The economy of Meghalaya is basically agrarian as it is rural based with Agriculture laying a predominant role in the state’s economy. Since, 81% of the state’s population depends on Agriculture, employment and income generation also depends on Agricultural developmental activities to a great extent. The State is yet to touch the National Level in economic and agricultural growth rate even after attaining full statehood more than twenty-five years ago. The State is slowly and steadily progressing inspite of the numerous constraints and limiting factors.

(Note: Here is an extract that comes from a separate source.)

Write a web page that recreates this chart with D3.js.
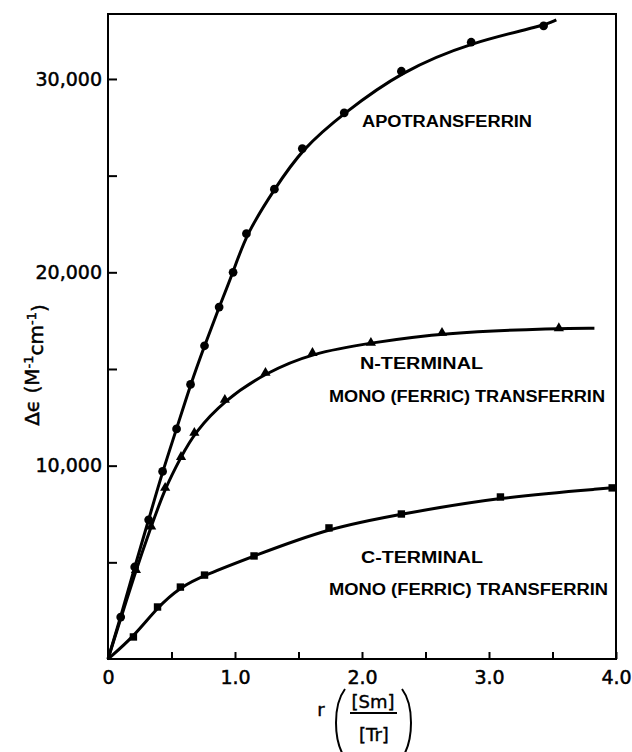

Practising of improved and modern methods of Agriculture by the farmers, using of Chemical fertilizers, Plant protection measures and introduction of High Yielding Variety (HYV) seeds of Paddy, Wheat, Maize etc has contributed to the increase in production of foodgrains.Mechanisation of Agriculture has gone up to some extent. Progressive farmers are able to produce more and in turn they supply seeds to the Department for distribution to small and marginal farmers

Other Informations

Though, 81% of the population depends on agriculture, the net cropped area is only about 9.87 % of the total geographical area of the State. The state is deficit in foodgrains by 1.22 lakh tonnes annually to feed a population of 2.3 million. This is due to a lot of constraints, such as the undulating topography, transport and communication problem, population dispersal pattern, inadequate credit support, poor marketing system, etc. To overcome these hurdles, future programmes are proposed, like increasing agricultural/horticultural production and productivity, research system on the development of economically viable and location specific technologies in rainfed, flood-prone irrigated areas, and increasing the utilisation of irrigation potential etc.